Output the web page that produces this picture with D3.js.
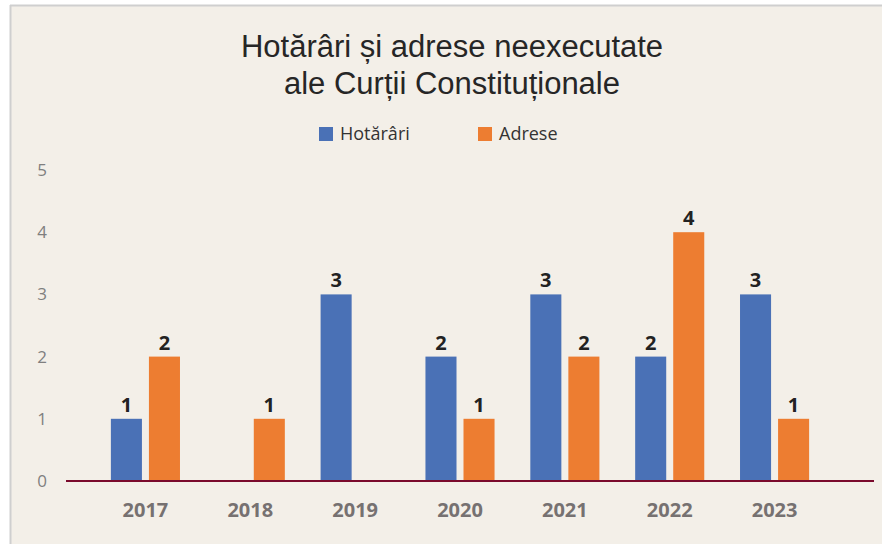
<!DOCTYPE html>
<html>
<head>
<meta charset="utf-8">
<script src="https://cdn.jsdelivr.net/npm/d3@7"></script>
<style>
  body { margin: 0; background: #fff; }
  svg { display: block; }
</style>
</head>
<body>
<div id="chart-container"></div>
<script>
// data
const years = ["2017", "2018", "2019", "2020", "2021", "2022", "2023"]
const seriesNames = ["Hotărâri", "Adrese"]
const hotarari = [1, 0, 3, 2, 3, 2, 3]
const adrese = [2, 1, 0, 1, 2, 4, 1]
const yTicks = [0, 1, 2, 3, 4, 5]
const colors = ["#4A71B6", "#ED7D31"]

const W = 882, H = 544

const svg = d3.select("#chart-container")
  .append("svg")
  .attr("width", W)
  .attr("height", H)

// panel background + light border (top and left)
svg.append("rect")
  .attr("x", 11).attr("y", 6)
  .attr("width", W - 11).attr("height", H - 6)
  .attr("fill", "#F3EFE8")
svg.append("line")
  .attr("x1", 10.5).attr("x2", 10.5).attr("y1", 5).attr("y2", H)
  .attr("stroke", "#CFCFCF").attr("stroke-width", 2)
svg.append("line")
  .attr("x1", 10).attr("x2", W).attr("y1", 5.5).attr("y2", 5.5)
  .attr("stroke", "#CFCFCF").attr("stroke-width", 2)

// scales
const x0 = d3.scaleBand()
  .domain(years)
  .range([93, 827])
  .padding(0)

const x1 = d3.scaleBand()
  .domain(seriesNames)
  .range([0, x0.bandwidth()])
  .paddingInner(0.184)
  .paddingOuter(0.47)

const y = d3.scaleLinear()
  .domain([0, 5])
  .range([481, 170])

const rows = years.map((yr, i) => ({
  year: yr,
  values: [
    { key: seriesNames[0], value: hotarari[i] },
    { key: seriesNames[1], value: adrese[i] }
  ]
}))

// y axis (labels only)
const yAxis = svg.append("g")
  .attr("transform", "translate(50,0)")
  .call(d3.axisLeft(y).tickValues(yTicks).tickSize(0).tickPadding(0).tickFormat(d3.format("d")))
yAxis.select(".domain").remove()
yAxis.selectAll("text")
  .attr("text-anchor", "middle")
  .attr("x", -8)
  .style("font-family", "'Open Sans', sans-serif")
  .style("font-size", "17px")
  .attr("fill", "#7F7F7F")

// bars
const groups = svg.selectAll(".grp")
  .data(rows)
  .enter().append("g")
  .attr("class", "grp")
  .attr("transform", d => `translate(${x0(d.year)},0)`)

groups.selectAll("rect")
  .data(d => d.values.filter(v => v.value > 0))
  .enter().append("rect")
  .attr("x", d => x1(d.key))
  .attr("y", d => y(d.value))
  .attr("width", x1.bandwidth())
  .attr("height", d => y(0) - y(d.value))
  .attr("fill", d => colors[seriesNames.indexOf(d.key)])

// value labels
groups.selectAll(".label")
  .data(d => d.values.filter(v => v.value > 0))
  .enter().append("text")
  .attr("class", "label")
  .attr("x", d => x1(d.key) + x1.bandwidth() / 2)
  .attr("y", d => y(d.value) - 7)
  .attr("text-anchor", "middle")
  .style("font-family", "'Open Sans', sans-serif")
  .style("font-weight", "bold")
  .style("font-size", "20px")
  .attr("fill", "#222")
  .text(d => d.value)

// baseline
svg.append("line")
  .attr("x1", 66).attr("x2", 874)
  .attr("y1", y(0)).attr("y2", y(0))
  .attr("stroke", "#7A0A2C").attr("stroke-width", 2)

// x axis labels
const xAxis = svg.append("g")
  .attr("transform", `translate(0,${y(0)})`)
  .call(d3.axisBottom(x0).tickSize(0).tickPadding(22))
xAxis.select(".domain").remove()
xAxis.selectAll("text")
  .style("font-family", "'Open Sans', sans-serif")
  .style("font-weight", "bold")
  .style("font-size", "20px")
  .attr("fill", "#767171")

// title
const title = svg.append("text")
  .attr("text-anchor", "middle")
  .style("font-family", "'Liberation Sans', Arial, sans-serif")
  .style("font-size", "31px")
  .attr("fill", "#262626")
title.append("tspan").attr("x", 452).attr("y", 57).text("Hotărâri și adrese neexecutate")
title.append("tspan").attr("x", 452).attr("y", 94).text("ale Curții Constituționale")

// legend
const legendX = [319, 478]
const legend = svg.selectAll(".legend")
  .data(seriesNames)
  .enter().append("g")
  .attr("class", "legend")
  .attr("transform", (d, i) => `translate(${legendX[i]},127)`)
legend.append("rect")
  .attr("width", 14).attr("height", 14)
  .attr("fill", (d, i) => colors[i])
legend.append("text")
  .attr("x", 21).attr("y", 13)
  .style("font-family", "'Open Sans', sans-serif")
  .style("font-size", "18px")
  .attr("fill", "#333")
  .text(d => d)
</script>
</body>
</html>
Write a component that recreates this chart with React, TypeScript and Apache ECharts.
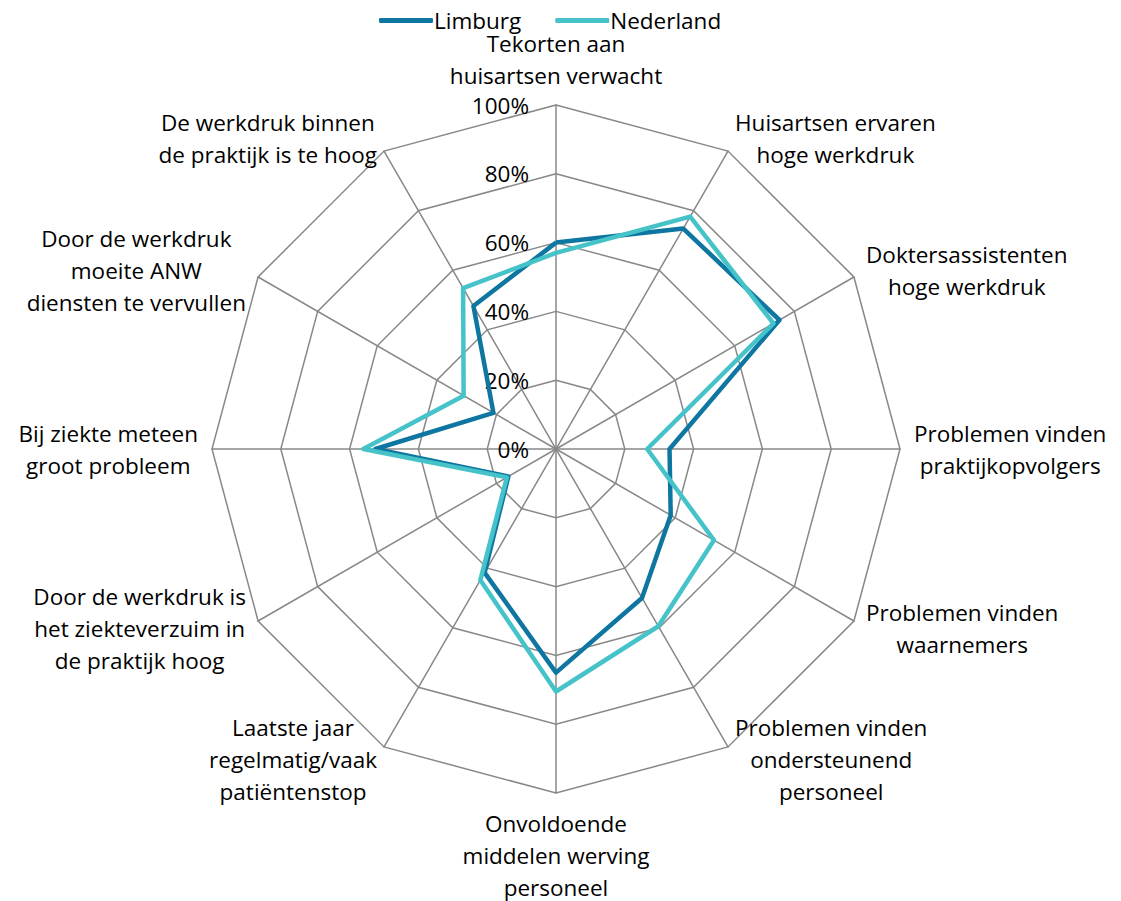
import React, { useEffect, useRef } from "react";
import * as echarts from "echarts";

// Categories in clockwise order starting at the top
const indicators = [
  "Tekorten aan\nhuisartsen verwacht",
  "Huisartsen ervaren\nhoge werkdruk",
  "Doktersassistenten\nhoge werkdruk",
  "Problemen vinden\npraktijkopvolgers",
  "Problemen vinden\nwaarnemers",
  "Problemen vinden\nondersteunend\npersoneel",
  "Onvoldoende\nmiddelen werving\npersoneel",
  "Laatste jaar\nregelmatig/vaak\npatiëntenstop",
  "Door de werkdruk is\nhet ziekteverzuim in\nde praktijk hoog",
  "Bij ziekte meteen\ngroot probleem",
  "Door de werkdruk\nmoeite ANW\ndiensten te vervullen",
  "De werkdruk binnen\nde praktijk is te hoog",
];

const limburg = [60, 74, 75, 33, 38.5, 50, 65, 41.5, 16, 52.5, 21, 48];
const nederland = [57, 78, 73, 26.5, 53, 59.5, 70.5, 44, 16.5, 56, 31, 54];

const seriesNames = ["Limburg", "Nederland"];
const colors = ["#0E76A0", "#45C3C9"];

const FONT = "'Open Sans', sans-serif";
const FS = 22.5;

// ECharts radar runs counter-clockwise; reorder so the chart reads clockwise.
const cw = <T,>(arr: T[]): T[] => [arr[0], ...arr.slice(1).reverse()];

export default function App() {
  const ref = useRef<HTMLDivElement>(null);
  useEffect(() => {
    document.body.style.margin = "0";
    const chart = echarts.init(ref.current!, undefined, { renderer: "svg" });
    const names = cw(indicators);
    chart.setOption({
      animation: false,
      backgroundColor: "#ffffff",
      textStyle: { fontFamily: FONT },
      legend: {
        top: 4,
        left: 374,
        data: seriesNames,
        icon: "roundRect",
        itemWidth: 54,
        itemHeight: 5,
        itemGap: 34,
        textStyle: { fontSize: FS, color: "#000", fontFamily: FONT, padding: [0, 0, 0, -4] },
      },
      radar: {
        center: [556, 449],
        radius: 344,
        startAngle: 90,
        shape: "polygon",
        splitNumber: 5,
        nameGap: 14,
        axisName: {
          color: "#000",
          fontSize: FS,
          fontFamily: FONT,
          formatter: (name: string) =>
            name
              .split("\n")
              .map((l) => `{c|${l}}`)
              .join("\n"),
          rich: {
            c: { align: "center", fontSize: FS, lineHeight: 32, color: "#000", fontFamily: FONT },
          },
        },
        axisLine: { lineStyle: { color: "#888888", width: 1.5 } },
        splitLine: { lineStyle: { color: "#888888", width: 1.5 } },
        splitArea: { show: false },
        axisTick: { show: false },
        axisLabel: { show: false },
        indicator: names.map((name, i) =>
          i === 0
            ? {
                name,
                min: 0,
                max: 100,
                axisLabel: {
                  show: true,
                  margin: 27,
                  color: "#000",
                  fontSize: FS,
                  fontFamily: FONT,
                  formatter: (v: number) => `${v}%`,
                },
              }
            : { name, min: 0, max: 100 }
        ),
      },
      series: [
        {
          type: "radar",
          symbol: "none",
          data: [
            {
              name: seriesNames[0],
              value: cw(limburg),
              lineStyle: { color: colors[0], width: 4.5 },
              itemStyle: { color: colors[0] },
            },
            {
              name: seriesNames[1],
              value: cw(nederland),
              lineStyle: { color: colors[1], width: 4.5 },
              itemStyle: { color: colors[1] },
            },
          ],
        },
      ],
    });
    return () => chart.dispose();
  }, []);
  return <div ref={ref} style={{ width: 1121, height: 901 }} />;
}
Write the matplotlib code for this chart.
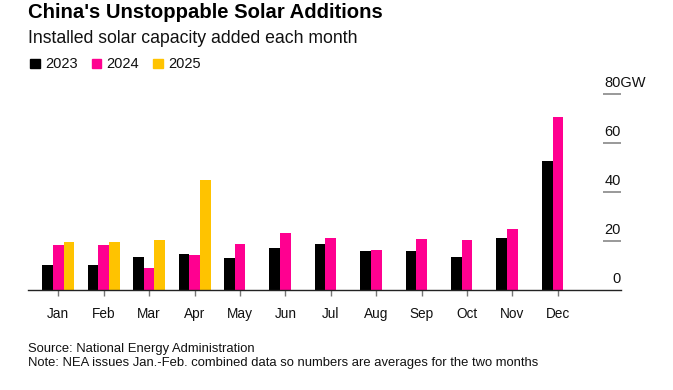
import matplotlib
matplotlib.use("Agg")
import matplotlib.pyplot as plt
from matplotlib.patches import Rectangle
import numpy as np

# monthly solar additions, GW
months = ["Jan", "Feb", "Mar", "Apr", "May", "Jun", "Jul", "Aug", "Sep", "Oct", "Nov", "Dec"]
y2023 = [10.0, 10.0, 13.3, 14.6, 12.9, 17.0, 18.7, 15.8, 15.7, 13.4, 21.1, 52.7]
y2024 = [18.3, 18.3, 8.9, 14.2, 18.9, 23.1, 21.0, 16.4, 20.7, 20.3, 24.7, 70.6]
y2025 = [19.6, 19.6, 20.2, 45.0]
yticks = [0, 20, 40, 60, 80]

series = [("2023", y2023, "#000000"), ("2024", y2024, "#ff0090"), ("2025", y2025, "#ffc300")]

W, H = 673, 390
plt.rcParams['font.family'] = ['Liberation Sans', 'DejaVu Sans']

fig = plt.figure(figsize=(W / 100, H / 100), dpi=100)

def fx(px):
    return px / W

def fy(py):
    return 1 - py / H

# axes placed in pixels: left 28, right 621, baseline 290, 80GW at 93.7
ax = fig.add_axes([fx(28.3), fy(290), fx(621 - 28.3), (290 - 93.7) / H])
ax.set_xlim(-0.66, 12.39)
ax.set_ylim(0, 80)

bw = 0.235
for i, (name, vals, col) in enumerate(series):
    x = np.arange(len(vals)) + (i - 1) * bw
    ax.bar(x, vals, width=bw, color=col, linewidth=0, zorder=2)

# short gridlines at the right edge with labels above them
for v in yticks[1:]:
    ax.hlines(v, 12.0, 12.39, color="#888888", linewidth=1.2, clip_on=False)
for v in yticks:
    if v == 80:
        ax.annotate("80GW", (12.0, v), xytext=(0.5, 5), textcoords="offset points",
                    ha="left", va="baseline", fontsize=10.5, color="#111111", annotation_clip=False)
    else:
        ax.annotate(str(v), (12.39, v), xytext=(0, 5), textcoords="offset points",
                    ha="right", va="baseline", fontsize=10.5, color="#111111", annotation_clip=False)

for s in ["top", "right", "left"]:
    ax.spines[s].set_visible(False)
ax.spines["bottom"].set_color("#222222")
ax.spines["bottom"].set_linewidth(1.0)
ax.set_yticks([])
ax.set_xticks(range(12))
ax.set_xticklabels(months, fontsize=9.8, color="#111111")
ax.tick_params(axis="x", length=4, width=1, color="#777777", pad=8)

# title block
fig.text(fx(28), fy(17.7), "China's Unstoppable Solar Additions", fontsize=14.6,
         fontweight="bold", ha="left", va="baseline")
fig.text(fx(28.5), fy(43.3), "Installed solar capacity added each month", fontsize=12.7,
         ha="left", va="baseline", color="#111111")

# legend
legend_pos = [(30, 45.7), (91.7, 106.7), (153.3, 168.3)]
for (name, vals, col), (sx, tx) in zip(series, legend_pos):
    fig.patches.append(Rectangle((fx(sx), fy(67.7)), fx(9.5), 9 / H, color=col,
                                 transform=fig.transFigure, figure=fig))
    fig.text(fx(tx), fy(67.7), name, fontsize=10.5, ha="left", va="baseline", color="#111111")

# footer
fig.text(fx(28), fy(352), "Source: National Energy Administration", fontsize=9.4,
         ha="left", va="baseline", color="#111111")
fig.text(fx(28), fy(366), "Note: NEA issues Jan.-Feb. combined data so numbers are averages for the two months",
         fontsize=9.4, ha="left", va="baseline", color="#111111")

fig.savefig("out.png", dpi=100)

## Requirement
Reproduce the entries exactly, from the line with "Write the matplotlib code for this chart." to the line with "return 1 - py / H", both lines included, keeping no pictures.

## Correct output
Write the matplotlib code for this chart.
import matplotlib
matplotlib.use("Agg")
import matplotlib.pyplot as plt
from matplotlib.patches import Rectangle
import numpy as np

# monthly solar additions, GW
months = ["Jan", "Feb", "Mar", "Apr", "May", "Jun", "Jul", "Aug", "Sep", "Oct", "Nov", "Dec"]
y2023 = [10.0, 10.0, 13.3, 14.6, 12.9, 17.0, 18.7, 15.8, 15.7, 13.4, 21.1, 52.7]
y2024 = [18.3, 18.3, 8.9, 14.2, 18.9, 23.1, 21.0, 16.4, 20.7, 20.3, 24.7, 70.6]
y2025 = [19.6, 19.6, 20.2, 45.0]
yticks = [0, 20, 40, 60, 80]

series = [("2023", y2023, "#000000"), ("2024", y2024, "#ff0090"), ("2025", y2025, "#ffc300")]

W, H = 673, 390
plt.rcParams['font.family'] = ['Liberation Sans', 'DejaVu Sans']

fig = plt.figure(figsize=(W / 100, H / 100), dpi=100)

def fx(px):
    return px / W

def fy(py):
    return 1 - py / H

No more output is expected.